The company this week, asked about acquisitions, said it was focused on cutting debt and investor returns, having increased its dividend every year but one since its 2003 listing.
Yet few analysts and advisers will bet against a deal - potentially in coal, copper, oil or even iron ore.
"They are seduced by the thought of being a major conglomerate in India," said the one-time adviser.
One boost has been the collapse of the Indian currency, which has shed almost a fifth of its value against the dollar in 2013, bringing down costs and boosting margins as the commodities it sells are priced in dollars. For every 10 percent drop in the rupee against the dollar, the company says it gains $204 million at the core profit level.
It also means increased pressure from the Indian government on local courts to accelerate a decision to revoke a painful ban on some Indian iron ore mining and exports. That would restore for Vedanta a key source of revenue, profit, and, ultimately, cash.
That matters because using London shares as currency could still be tough; though the gap with London-listed peers has narrowed, Vedanta remains arguably undervalued, due to a conglomerate structure and unease among investors over corporate governance and the majority stake held by Agarwal.

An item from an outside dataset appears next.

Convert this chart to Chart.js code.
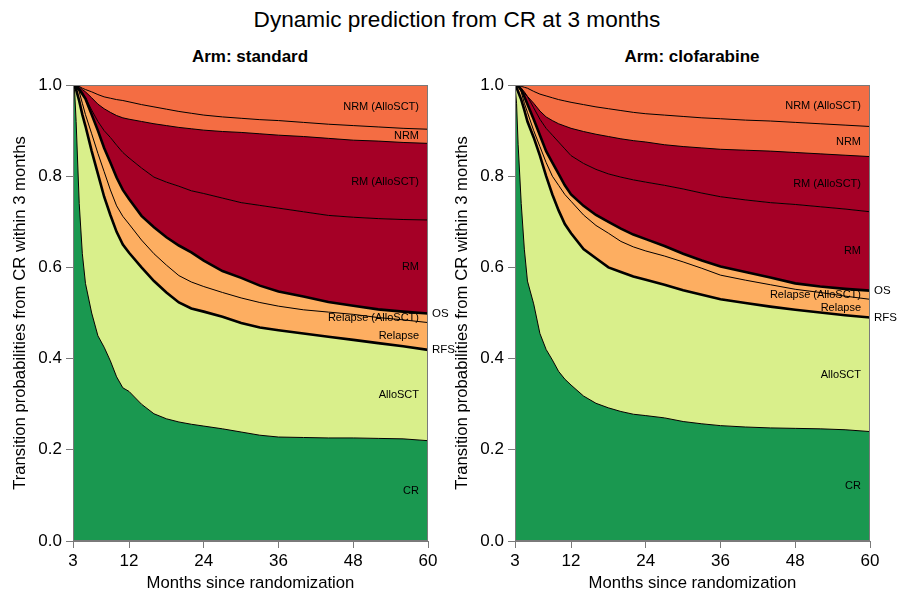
<!DOCTYPE html>
<html>
<head>
<meta charset="utf-8">
<script src="https://cdn.jsdelivr.net/npm/chart.js@4"></script>
<style>
  html, body { margin: 0; padding: 0; background: #fff; }
  body { width: 898px; height: 593px; position: relative; overflow: hidden; font-family: "Liberation Sans", Arial, sans-serif; color: #000; }
  .t { position: absolute; white-space: nowrap; text-align: center; }
  #main { top: 7px; left: 8px; width: 898px; font-size: 22.6px; line-height: 26px; }
  .sub { top: 47px; width: 300px; font-size: 17px; line-height: 20px; font-weight: bold; }
  canvas { position: absolute; top: 70px; }
</style>
</head>
<body>
<div id="main" class="t">Dynamic prediction from CR at 3 months</div>
<div class="t sub" style="left:100px">Arm: standard</div>
<div class="t sub" style="left:542px">Arm: clofarabine</div>
<canvas id="c1" width="460" height="523" style="left:0px"></canvas>
<canvas id="c2" width="456" height="523" style="left:442px"></canvas>
<script>
// ---- data (cumulative state probabilities) ----
const months = [3, 3.25, 3.5, 4, 4.5, 5, 6, 7, 8, 9, 10, 11, 12, 14, 16, 18, 20, 22, 24, 27, 30, 33, 36, 40, 44, 48, 52, 56, 60];
const xTicks = [3, 12, 24, 36, 48, 60];
const yTicks = [0, 0.2, 0.4, 0.6, 0.8, 1.0];
const stateLabels = ['CR', 'AlloSCT', 'Relapse', 'Relapse (AlloSCT)', 'RM', 'RM (AlloSCT)', 'NRM', 'NRM (AlloSCT)'];

// standard arm: upper boundary of each state band (stacked)
const stdCR   = [1.0, 0.99, 0.92, 0.74, 0.63, 0.565, 0.50, 0.45, 0.425, 0.395, 0.36, 0.336, 0.328, 0.30, 0.279, 0.268, 0.261, 0.256, 0.252, 0.246, 0.239, 0.232, 0.228, 0.227, 0.226, 0.226, 0.225, 0.224, 0.22];
const stdRFS  = [1.0, 0.997, 0.99, 0.965, 0.935, 0.91, 0.855, 0.805, 0.755, 0.715, 0.678, 0.65, 0.632, 0.60, 0.57, 0.545, 0.523, 0.51, 0.503, 0.492, 0.478, 0.468, 0.462, 0.455, 0.448, 0.441, 0.434, 0.427, 0.419];
const stdRel  = [1.0, 0.999, 0.995, 0.985, 0.96, 0.935, 0.893, 0.85, 0.81, 0.77, 0.735, 0.712, 0.695, 0.66, 0.63, 0.605, 0.582, 0.568, 0.558, 0.545, 0.533, 0.523, 0.515, 0.507, 0.502, 0.497, 0.49, 0.485, 0.479];
const stdOS   = [1.0, 1.0, 0.998, 0.99, 0.98, 0.97, 0.935, 0.9, 0.862, 0.83, 0.797, 0.77, 0.75, 0.713, 0.688, 0.666, 0.648, 0.633, 0.615, 0.592, 0.577, 0.56, 0.547, 0.536, 0.524, 0.516, 0.508, 0.503, 0.499];
const stdRM   = [1.0, 1.0, 0.998, 0.993, 0.985, 0.972, 0.945, 0.92, 0.9, 0.885, 0.868, 0.852, 0.84, 0.818, 0.798, 0.787, 0.778, 0.768, 0.762, 0.752, 0.742, 0.736, 0.73, 0.722, 0.714, 0.71, 0.707, 0.705, 0.704];
const stdRMA  = [1.0, 1.0, 0.999, 0.996, 0.99, 0.985, 0.972, 0.958, 0.948, 0.94, 0.933, 0.928, 0.925, 0.92, 0.915, 0.911, 0.907, 0.904, 0.901, 0.898, 0.896, 0.893, 0.89, 0.887, 0.883, 0.879, 0.877, 0.874, 0.872];
const stdNRM  = [1.0, 1.0, 0.999, 0.997, 0.993, 0.99, 0.985, 0.979, 0.974, 0.971, 0.968, 0.966, 0.963, 0.957, 0.952, 0.947, 0.942, 0.938, 0.934, 0.93, 0.927, 0.924, 0.922, 0.918, 0.914, 0.911, 0.908, 0.905, 0.903];

// clofarabine arm
const cloCR   = [1.0, 0.96, 0.87, 0.74, 0.64, 0.57, 0.52, 0.455, 0.42, 0.397, 0.372, 0.355, 0.342, 0.318, 0.302, 0.292, 0.284, 0.278, 0.275, 0.27, 0.262, 0.257, 0.253, 0.25, 0.248, 0.247, 0.246, 0.244, 0.24];
const cloRFS  = [1.0, 0.995, 0.985, 0.968, 0.945, 0.92, 0.885, 0.845, 0.8, 0.76, 0.725, 0.695, 0.675, 0.64, 0.62, 0.6, 0.59, 0.58, 0.573, 0.562, 0.55, 0.54, 0.53, 0.522, 0.514, 0.507, 0.501, 0.495, 0.49];
const cloRel  = [1.0, 0.999, 0.997, 0.985, 0.96, 0.94, 0.9, 0.865, 0.83, 0.8, 0.78, 0.76, 0.745, 0.715, 0.692, 0.675, 0.657, 0.645, 0.636, 0.625, 0.612, 0.598, 0.583, 0.572, 0.562, 0.552, 0.545, 0.537, 0.53];
const cloOS   = [1.0, 1.0, 0.998, 0.99, 0.975, 0.958, 0.925, 0.89, 0.855, 0.83, 0.805, 0.78, 0.76, 0.735, 0.715, 0.7, 0.685, 0.672, 0.662, 0.647, 0.63, 0.615, 0.602, 0.59, 0.578, 0.565, 0.558, 0.553, 0.549];
const cloRM   = [1.0, 1.0, 0.998, 0.99, 0.982, 0.975, 0.95, 0.925, 0.905, 0.89, 0.875, 0.86, 0.845, 0.828, 0.815, 0.805, 0.798, 0.792, 0.787, 0.78, 0.772, 0.763, 0.755, 0.748, 0.742, 0.738, 0.733, 0.728, 0.722];
const cloRMA  = [1.0, 1.0, 0.998, 0.993, 0.985, 0.975, 0.96, 0.943, 0.93, 0.922, 0.915, 0.91, 0.905, 0.898, 0.892, 0.887, 0.882, 0.878, 0.875, 0.869, 0.865, 0.862, 0.859, 0.857, 0.855, 0.852, 0.849, 0.846, 0.843];
const cloNRM  = [1.0, 1.0, 0.999, 0.997, 0.995, 0.993, 0.986, 0.98, 0.976, 0.972, 0.968, 0.965, 0.962, 0.957, 0.952, 0.948, 0.944, 0.94, 0.937, 0.934, 0.931, 0.928, 0.926, 0.923, 0.921, 0.918, 0.915, 0.912, 0.909];

// ---- styles ----
const bandColors = ['#1a9850', '#d9ef8b', '#fdae61', '#fdae61', '#a50026', '#a50026', '#f46d43'];
const topColor = '#f46d43';
const lineWidths = [1, 2.6, 1, 2.6, 1, 1, 1];
const axisGray = '#7a7a7a';
const FONT = '"Liberation Sans", Arial, sans-serif';

function makePanel(id, bounds) {
  const datasets = bounds.map((arr, i) => ({
    data: months.map((m, k) => ({ x: m, y: arr[k] })),
    fill: i === 0 ? 'origin' : '-1',
    backgroundColor: bandColors[i],
    borderColor: '#000',
    borderWidth: lineWidths[i],
    pointRadius: 0,
    tension: 0,
    order: lineWidths[i] > 1.5 ? 0 : 1
  }));

  const panelPlugin = {
    id: 'panel' + id,
    beforeDraw(chart) {
      const { ctx, chartArea: a } = chart;
      ctx.save();
      ctx.fillStyle = topColor;
      ctx.fillRect(a.left, a.top, a.right - a.left, a.bottom - a.top);
      ctx.restore();
    },
    beforeDatasetsDraw(chart) {
      const { ctx, chartArea: a, scales: { y } } = chart;
      const last = months.length - 1;
      ctx.save();
      ctx.font = '11px ' + FONT;
      ctx.fillStyle = '#000';
      ctx.textAlign = 'right';
      ctx.textBaseline = 'middle';
      for (let i = 0; i < stateLabels.length; i++) {
        const lo = i === 0 ? 0 : bounds[i - 1][last];
        const hi = i < bounds.length ? bounds[i][last] : 1;
        ctx.fillText(stateLabels[i], a.right - 9, y.getPixelForValue((lo + hi) / 2));
      }
      ctx.restore();
    },
    afterDatasetsDraw(chart) {
      const { ctx, chartArea: a, scales: { y } } = chart;
      const last = months.length - 1;
      ctx.save();
      ctx.strokeStyle = axisGray;
      ctx.lineWidth = 1;
      ctx.strokeRect(a.left + 0.5, a.top + 0.5, a.right - a.left - 1, a.bottom - a.top - 1);
      ctx.font = '11.5px ' + FONT;
      ctx.fillStyle = '#000';
      ctx.textAlign = 'left';
      ctx.textBaseline = 'middle';
      ctx.fillText('OS', a.right + 4, y.getPixelForValue(bounds[3][last]));
      ctx.fillText('RFS', a.right + 4, y.getPixelForValue(bounds[1][last]));
      ctx.restore();
    }
  };

  const canvas = document.getElementById(id);
  return new Chart(canvas, {
    type: 'line',
    data: { datasets },
    options: {
      responsive: false,
      animation: false,
      devicePixelRatio: 1,
      layout: { padding: { left: 0, top: 15, right: canvas.width - 428, bottom: 0 } },
      plugins: {
        legend: { display: false },
        tooltip: { enabled: false },
        filler: { drawTime: 'beforeDatasetsDraw', propagate: false }
      },
      scales: {
        x: {
          type: 'linear', min: 3, max: 60,
          afterBuildTicks: s => { s.ticks = xTicks.map(v => ({ value: v })); },
          afterFit: s => { s.height = 52; },
          grid: { drawOnChartArea: false, drawTicks: true, tickLength: 7, color: axisGray },
          border: { display: true, color: axisGray },
          ticks: { font: { size: 17, family: FONT }, color: '#000', padding: 3, maxRotation: 0, autoSkip: false },
          title: { display: true, text: 'Months since randomization', font: { size: 16.7, family: FONT }, color: '#000', padding: { top: 0, bottom: 0 } }
        },
        y: {
          type: 'linear', min: 0, max: 1,
          afterBuildTicks: s => { s.ticks = yTicks.map(v => ({ value: v })); },
          afterFit: s => { s.width = 73; },
          grid: { drawOnChartArea: false, drawTicks: true, tickLength: 7, color: axisGray },
          border: { display: true, color: axisGray },
          ticks: { font: { size: 17, family: FONT }, color: '#000', padding: 4, callback: v => Number(v).toFixed(1) },
          title: { display: true, text: 'Transition probabilities from CR within 3 months', font: { size: 16.7, family: FONT }, color: '#000', padding: { top: 10, bottom: 0 } }
        }
      }
    },
    plugins: [panelPlugin]
  });
}

makePanel('c1', [stdCR, stdRFS, stdRel, stdOS, stdRM, stdRMA, stdNRM]);
makePanel('c2', [cloCR, cloRFS, cloRel, cloOS, cloRM, cloRMA, cloNRM]);
</script>
</body>
</html>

It is one of the few London-listed, FTSE 100 groups controlled by one shareholder - a perceived risk that any unpredictable acquisition would enhance.
Its forward enterprise value relative to core profit is only about a quarter of its sector peers.
In a further indication of the market's lack of faith, the valuation for the London-listed group is virtually the same as the value of its stake in Sesa Sterlite.
This means the market is allocating no value at all to its majority holding in Konkola Copper Mines, the Zambian subsidiary valued between $5 billion and $7 billion when Vedanta tried to list it in 2010. Analysts currently value KCM at half that due to lower copper prices and operating underperformance.